One of my kind readers has asked me to continue the article I wrote last week by describing and comparing the music we use in the liturgy in France. Please realise that my observations are limited to this diocese and to my conversations those who accompany and animate our worship.
Before the Council there was no tradition of congregational hymn singing, though unlike England, most parishes would have sung de Angelis on Sunday. I have come across something called le plainchant picard but I know next to nothing about it, and must talk to my neighbouring curé who is interested and knowledgeable. The tunes gathered by the English Hymnal from the french breviaries on the 17th and 18th centuries and which were popularly sung at Evensong by Anglo-Catholics are quite unknown here. Only the Easter hymn Chrétiens, chantons, which we know as Ye sons and daughters of the King has survived in the popular memory.
As in the UK, so here in France, the vernacular liturgy promoted after the Second Vatican Council led to a great outburst of composing of music for use with the liturgy. Much of it is mediocre. The Mass settings are often paraphrases of the texts. The music is an attempt to keep up with the secular music boom from the 1960’s on, and always has the feel of being several years ‘out-of-date’.
The music which came from the Community at Taizé apparently took some time to be accepted – “We can’t sing that, it’s Protestant”. But I wonder if it didn’t have some influence on the second generation of popular liturgical music in France. Much of the current stuff is being produced by the new Communities – Emmanuel, Chemin Neuf, Béatitudes … and is of rather better quality. There seems to me to be a real attempt to develop a style of music which is appropriate to Christian worship and is not a weak imitation of contemporary styles of popular music. Words are closer to biblical texts and reflect the new emphasis on worship and adoration often with time spent before the Blessed Sacrament.
Almost all French hymns are written with a rich, memorable, sometimes lively refrain to be sung by everyone together. The couplets or verses have a different feel and are to be rendered by a soloist or group of singers. I find the verses too high, and occasionally too difficult for the people,(if they try to join in) and therein lies the problem. In many parishes in this diocese the singing group, the chorale, has aged and dwindled in number. Accompanient on a cheap keyboard may be all that the parish can manage. What sounds splendid on You-Tube, cathedral accoutic, young voices, flute, clarinet, piano – may well sound less than beautiful in the village church at saint-roch-la-croix-blanche in deepest Picardie ….
I must admit that I miss the great tradition of English (and Welsh!) hymn singing, which over the centuries has been nourished too by the German hymn tradition, i.e. the chorales of JS Bach and others. The tunes are often rousing and lift hearts to praise and thanksgiving. The tradition of part singing with men’s voices supporting the tune inspires and lifts.
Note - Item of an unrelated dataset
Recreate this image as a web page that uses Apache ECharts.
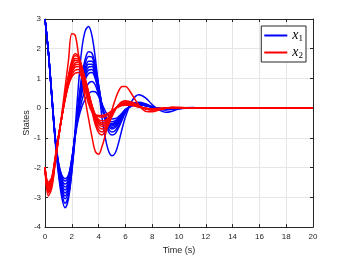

And what about the organ? Only one out of eleven of the churches in this little parish has a pipe organ – but what an organ. It was built by Aristide Cavaillé-Coll in the 19th century, and for two years a young Belgian enthusiast used to come once a month to accompany Satuday evening Mass. How I longed to sing ‘At the Lamb’s high feast’ or ‘How shall I sing thy majesty’ . But the Widor or Guilmant after the Mass was tremendous!
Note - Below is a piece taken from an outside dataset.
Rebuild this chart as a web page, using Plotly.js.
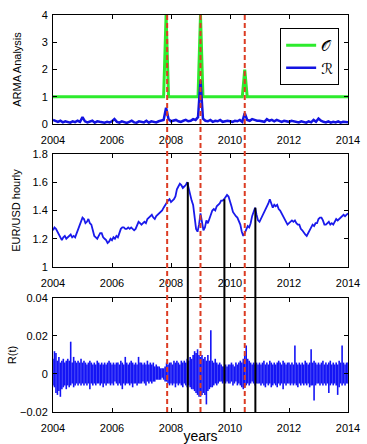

Let us remember too, that generations in the English-speaking world learned their theology through hymns. I think of something as simple as Mrs Alexander’s ‘There is a greenhill’ which contains at least three approaches to the doctrine of the Atonement!
So while singing remains important in our French churches, there is perhaps need for a further evolution. The tradition needs to be raided, especially for ‘teaching’ hymns, with much more music taken and adapted from the centuries before the Second Vatican Council. And congregations need to be encouraged and aided to sing, without always relying on the chorale and the animateur (without whose enthusiastic, but sometimes misguided arm-waving, it seems impossible to celebrate a Mass here in France.)